[Short problem]
Omit the pictures from the entries below and retype everything else exactly.
-- Begin Records for processing --
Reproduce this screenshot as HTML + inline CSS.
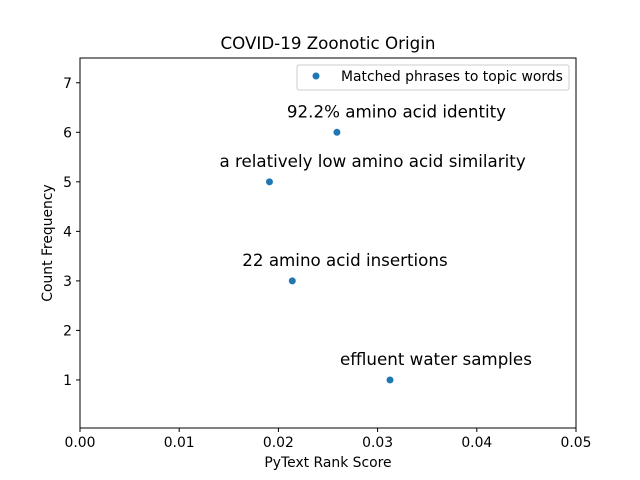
<!DOCTYPE html>
<html><head><meta charset="utf-8"><style>
body{margin:0;background:#fff}
svg{display:block;font-family:"DejaVu Sans","Liberation Sans",sans-serif}
</style></head><body>
<svg id="chart" width="640" height="480">
<rect x="0" y="0" width="640" height="480" fill="#fff"/>
<text x="328" y="49" text-anchor="middle" font-size="16.7">COVID-19 Zoonotic Origin</text>
<g id="axes"></g>
<text x="328" y="467" text-anchor="middle" font-size="13.9">PyText Rank Score</text>
<text transform="translate(52,243) rotate(-90)" text-anchor="middle" font-size="13.9">Count Frequency</text>
<g>
<rect x="297" y="65" width="272" height="25" rx="2" fill="#fff" stroke="#ccc"/>
<circle cx="316" cy="76" r="3.5" fill="#1f77b4"/>
<text x="341" y="81" font-size="13.9">Matched phrases to topic words</text>
</g>
</svg>
<script>
const xValues=[0.0259,0.0191,0.0214,0.03125];
const yValues=[6,5,3,1];
const pointLabels=["92.2% amino acid identity","a relatively low amino acid similarity","22 amino acid insertions","effluent water samples"];
const xTicks=[0,0.01,0.02,0.03,0.04,0.05];
const xTickLabels=["0.00","0.01","0.02","0.03","0.04","0.05"];
const yTicks=[1,2,3,4,5,6,7];
const L=80,R=576,T=58,B=428,X0=0,X1=0.05,Y0=0.03,Y1=7.5;
const sx=v=>L+(v-X0)/(X1-X0)*(R-L);
const sy=v=>B-(v-Y0)/(Y1-Y0)*(B-T);
const NS="http://www.w3.org/2000/svg";
const g=document.getElementById('axes');
function mk(t,a,p){const e=document.createElementNS(NS,t);for(const k in a)e.setAttribute(k,a[k]);(p||g).appendChild(e);return e;}
xTicks.forEach((v,i)=>{
 const l=mk('line',{x1:sx(v),x2:sx(v),y1:B,y2:B+4,stroke:'#000'});
 
 
 const t=mk('text',{x:sx(v),y:B+19,'text-anchor':'middle','font-size':13.9});
 t.textContent=xTickLabels[i];
 
 
});
yTicks.forEach(v=>{
 const l=mk('line',{x1:L-4,x2:L,y1:sy(v),y2:sy(v),stroke:'#000'});
 
 
 const t=mk('text',{x:L-8,y:sy(v)+5,'text-anchor':'end','font-size':13.9});
 t.textContent=v;
 
 
});
xValues.forEach((v,i)=>{
 const c=mk('circle',{cx:sx(v),cy:sy(yValues[i]),r:3.5,fill:'#1f77b4'});
 
 
 const t=mk('text',{x:sx(v)-50,y:sy(yValues[i])-15,'font-size':16.7});
 t.textContent=pointLabels[i];
 
 
});
const f=mk('rect',{x:L,y:T,width:R-L,height:B-T,fill:'none',stroke:'#000','stroke-width':1});


</script>
</body></html>
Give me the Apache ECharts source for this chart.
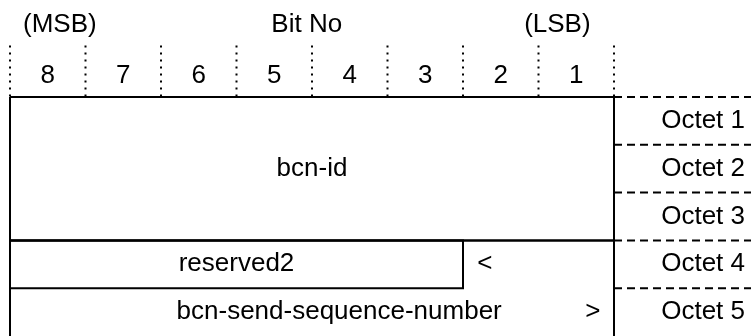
<!DOCTYPE html>
<html><head><meta charset="utf-8">
<script src="https://cdn.jsdelivr.net/npm/echarts@6/dist/echarts.min.js"></script>
<style>html,body{margin:0;padding:0;background:#fff}#c{width:751px;height:336px}</style>
</head><body><div id="c"></div>
<script>
// ---- data ----
const bitLabels = ['8','7','6','5','4','3','2','1'];
const headerLabels = ['(MSB)','Bit No','(LSB)'];
const headerCols = [0.66, 3.93, 7.25];
const octetLabels = ['Octet 1','Octet 2','Octet 3','Octet 4','Octet 5'];
const fieldNames = ['bcn-id','reserved2','<','bcn-send-sequence-number','>'];
const fieldCols = [4, 3, 6.29, 4.36, 7.72];
const fieldRows = [1.5, 3.5, 3.5, 4.5, 4.5];
// boxes: [colStart, colEnd, rowStart, rowEnd]
const boxColStart = [0, 0, 0];
const boxColEnd   = [8, 6, 8];
const boxRowStart = [0, 3, 3];
const boxRowEnd   = [3, 4, 5];
const boxOpenBottom = [false, false, true];
const octetBoundaries = [0, 1, 2, 3, 4];
const bitBoundaries = [0, 1, 2, 3, 4, 5, 6, 7, 8];

const FONT = '"Liberation Sans", Arial, sans-serif';
const FS = 26;
const chart = echarts.init(document.getElementById('c'), null, {renderer:'canvas'});

function textSeries(items, align) {
  return {
    type: 'custom', coordinateSystem: 'cartesian2d', clip: false, silent: true,
    data: items.map(d => [d.x, d.y, d.t]),
    renderItem: function (params, api) {
      const p = api.coord([api.value(0), api.value(1)]);
      const t = items[params.dataIndex].t;
      return { type: 'text', x: p[0], y: p[1],
        style: { text: t, fill: '#000', font: FS + 'px ' + FONT,
                 textAlign: align || 'center', textVerticalAlign: 'middle' } };
    }
  };
}

const headerItems = headerLabels.map((t, i) => ({x: headerCols[i], y: -1.5, t}));
const bitItems = bitLabels.map((t, i) => ({x: i + 0.5, y: -0.44, t}));
const octetItems = octetLabels.map((t, i) => ({x: 9.735, y: i + 0.5, t}));
const fieldItems = fieldNames.map((t, i) => ({x: fieldCols[i], y: fieldRows[i], t}));

const series = [
  // dotted bit boundaries
  { type: 'custom', coordinateSystem: 'cartesian2d', clip: false, silent: true,
    data: bitBoundaries.map(b => [b]),
    renderItem: function (params, api) {
      const a = api.coord([api.value(0), -1.08]);
      const b = api.coord([api.value(0), 0]);
      return { type: 'line', shape: {x1: a[0], y1: a[1], x2: b[0], y2: b[1]},
        style: { stroke: '#000', lineWidth: 2, lineDash: [2, 5] } };
    } },
  // dashed octet boundaries to the right
  { type: 'custom', coordinateSystem: 'cartesian2d', clip: false, silent: true,
    data: octetBoundaries.map(r => [r]),
    renderItem: function (params, api) {
      const a = api.coord([8, api.value(0)]);
      const b = api.coord([10, api.value(0)]);
      return { type: 'line', shape: {x1: a[0], y1: a[1], x2: b[0], y2: b[1]},
        style: { stroke: '#000', lineWidth: 2, lineDash: [8, 5] } };
    } },
  // boxes
  { type: 'custom', coordinateSystem: 'cartesian2d', clip: false, silent: true,
    data: boxColStart.map((c, i) => [c, boxColEnd[i], boxRowStart[i], boxRowEnd[i]]),
    renderItem: function (params, api) {
      const a = api.coord([api.value(0), api.value(2)]);
      const b = api.coord([api.value(1), api.value(3)]);
      const pts = boxOpenBottom[params.dataIndex]
        ? [[a[0], b[1]], [a[0], a[1]], [b[0], a[1]], [b[0], b[1]]]
        : [[a[0], a[1]], [b[0], a[1]], [b[0], b[1]], [a[0], b[1]], [a[0], a[1]]];
      return { type: 'polyline', shape: { points: pts },
        style: { fill: 'none', stroke: '#000', lineWidth: 2, lineJoin: 'miter' } };
    } },
  textSeries(headerItems),
  textSeries(bitItems),
  textSeries(octetItems, 'right'),
  textSeries(fieldItems)
];

chart.setOption({
  animation: false,
  grid: { left: 10, width: 604, top: 97, height: 241 },
  xAxis: { type: 'value', min: 0, max: 8, show: false },
  yAxis: { type: 'value', min: 0, max: 5, inverse: true, show: false },
  series: series
});
</script></body></html>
-- End Records for processing --
[Task result]
Reproduce this screenshot as HTML + inline CSS.
<!DOCTYPE html>
<html><head><meta charset="utf-8"><style>
body{margin:0;background:#fff}
svg{display:block;font-family:"DejaVu Sans","Liberation Sans",sans-serif}
</style></head><body>
<svg id="chart" width="640" height="480">
<rect x="0" y="0" width="640" height="480" fill="#fff"/>
<text x="328" y="49" text-anchor="middle" font-size="16.7">COVID-19 Zoonotic Origin</text>
<g id="axes"></g>
<text x="328" y="467" text-anchor="middle" font-size="13.9">PyText Rank Score</text>
<text transform="translate(52,243) rotate(-90)" text-anchor="middle" font-size="13.9">Count Frequency</text>
<g>
<rect x="297" y="65" width="272" height="25" rx="2" fill="#fff" stroke="#ccc"/>
<circle cx="316" cy="76" r="3.5" fill="#1f77b4"/>
<text x="341" y="81" font-size="13.9">Matched phrases to topic words</text>
</g>
</svg>
<script>
const xValues=[0.0259,0.0191,0.0214,0.03125];
const yValues=[6,5,3,1];
const pointLabels=["92.2% amino acid identity","a relatively low amino acid similarity","22 amino acid insertions","effluent water samples"];
const xTicks=[0,0.01,0.02,0.03,0.04,0.05];
const xTickLabels=["0.00","0.01","0.02","0.03","0.04","0.05"];
const yTicks=[1,2,3,4,5,6,7];
const L=80,R=576,T=58,B=428,X0=0,X1=0.05,Y0=0.03,Y1=7.5;
const sx=v=>L+(v-X0)/(X1-X0)*(R-L);
const sy=v=>B-(v-Y0)/(Y1-Y0)*(B-T);
const NS="http://www.w3.org/2000/svg";
const g=document.getElementById('axes');
function mk(t,a,p){const e=document.createElementNS(NS,t);for(const k in a)e.setAttribute(k,a[k]);(p||g).appendChild(e);return e;}
xTicks.forEach((v,i)=>{
 const l=mk('line',{x1:sx(v),x2:sx(v),y1:B,y2:B+4,stroke:'#000'});
 
 
 const t=mk('text',{x:sx(v),y:B+19,'text-anchor':'middle','font-size':13.9});
 t.textContent=xTickLabels[i];
 
 
});
yTicks.forEach(v=>{
 const l=mk('line',{x1:L-4,x2:L,y1:sy(v),y2:sy(v),stroke:'#000'});
 
 
 const t=mk('text',{x:L-8,y:sy(v)+5,'text-anchor':'end','font-size':13.9});
 t.textContent=v;
 
 
});
xValues.forEach((v,i)=>{
 const c=mk('circle',{cx:sx(v),cy:sy(yValues[i]),r:3.5,fill:'#1f77b4'});
 
 
 const t=mk('text',{x:sx(v)-50,y:sy(yValues[i])-15,'font-size':16.7});
 t.textContent=pointLabels[i];
 
 
});
const f=mk('rect',{x:L,y:T,width:R-L,height:B-T,fill:'none',stroke:'#000','stroke-width':1});


</script>
</body></html>
Give me the Apache ECharts source for this chart.
<!DOCTYPE html>
<html><head><meta charset="utf-8">
<script src="https://cdn.jsdelivr.net/npm/echarts@6/dist/echarts.min.js"></script>
<style>html,body{margin:0;padding:0;background:#fff}#c{width:751px;height:336px}</style>
</head><body><div id="c"></div>
<script>
// ---- data ----
const bitLabels = ['8','7','6','5','4','3','2','1'];
const headerLabels = ['(MSB)','Bit No','(LSB)'];
const headerCols = [0.66, 3.93, 7.25];
const octetLabels = ['Octet 1','Octet 2','Octet 3','Octet 4','Octet 5'];
const fieldNames = ['bcn-id','reserved2','<','bcn-send-sequence-number','>'];
const fieldCols = [4, 3, 6.29, 4.36, 7.72];
const fieldRows = [1.5, 3.5, 3.5, 4.5, 4.5];
// boxes: [colStart, colEnd, rowStart, rowEnd]
const boxColStart = [0, 0, 0];
const boxColEnd   = [8, 6, 8];
const boxRowStart = [0, 3, 3];
const boxRowEnd   = [3, 4, 5];
const boxOpenBottom = [false, false, true];
const octetBoundaries = [0, 1, 2, 3, 4];
const bitBoundaries = [0, 1, 2, 3, 4, 5, 6, 7, 8];

const FONT = '"Liberation Sans", Arial, sans-serif';
const FS = 26;
const chart = echarts.init(document.getElementById('c'), null, {renderer:'canvas'});

function textSeries(items, align) {
  return {
    type: 'custom', coordinateSystem: 'cartesian2d', clip: false, silent: true,
    data: items.map(d => [d.x, d.y, d.t]),
    renderItem: function (params, api) {
      const p = api.coord([api.value(0), api.value(1)]);
      const t = items[params.dataIndex].t;
      return { type: 'text', x: p[0], y: p[1],
        style: { text: t, fill: '#000', font: FS + 'px ' + FONT,
                 textAlign: align || 'center', textVerticalAlign: 'middle' } };
    }
  };
}

const headerItems = headerLabels.map((t, i) => ({x: headerCols[i], y: -1.5, t}));
const bitItems = bitLabels.map((t, i) => ({x: i + 0.5, y: -0.44, t}));
const octetItems = octetLabels.map((t, i) => ({x: 9.735, y: i + 0.5, t}));
const fieldItems = fieldNames.map((t, i) => ({x: fieldCols[i], y: fieldRows[i], t}));

const series = [
  // dotted bit boundaries
  { type: 'custom', coordinateSystem: 'cartesian2d', clip: false, silent: true,
    data: bitBoundaries.map(b => [b]),
    renderItem: function (params, api) {
      const a = api.coord([api.value(0), -1.08]);
      const b = api.coord([api.value(0), 0]);
      return { type: 'line', shape: {x1: a[0], y1: a[1], x2: b[0], y2: b[1]},
        style: { stroke: '#000', lineWidth: 2, lineDash: [2, 5] } };
    } },
  // dashed octet boundaries to the right
  { type: 'custom', coordinateSystem: 'cartesian2d', clip: false, silent: true,
    data: octetBoundaries.map(r => [r]),
    renderItem: function (params, api) {
      const a = api.coord([8, api.value(0)]);
      const b = api.coord([10, api.value(0)]);
      return { type: 'line', shape: {x1: a[0], y1: a[1], x2: b[0], y2: b[1]},
        style: { stroke: '#000', lineWidth: 2, lineDash: [8, 5] } };
    } },
  // boxes
  { type: 'custom', coordinateSystem: 'cartesian2d', clip: false, silent: true,
    data: boxColStart.map((c, i) => [c, boxColEnd[i], boxRowStart[i], boxRowEnd[i]]),
    renderItem: function (params, api) {
      const a = api.coord([api.value(0), api.value(2)]);
      const b = api.coord([api.value(1), api.value(3)]);
      const pts = boxOpenBottom[params.dataIndex]
        ? [[a[0], b[1]], [a[0], a[1]], [b[0], a[1]], [b[0], b[1]]]
        : [[a[0], a[1]], [b[0], a[1]], [b[0], b[1]], [a[0], b[1]], [a[0], a[1]]];
      return { type: 'polyline', shape: { points: pts },
        style: { fill: 'none', stroke: '#000', lineWidth: 2, lineJoin: 'miter' } };
    } },
  textSeries(headerItems),
  textSeries(bitItems),
  textSeries(octetItems, 'right'),
  textSeries(fieldItems)
];

chart.setOption({
  animation: false,
  grid: { left: 10, width: 604, top: 97, height: 241 },
  xAxis: { type: 'value', min: 0, max: 8, show: false },
  yAxis: { type: 'value', min: 0, max: 5, inverse: true, show: false },
  series: series
});
</script></body></html>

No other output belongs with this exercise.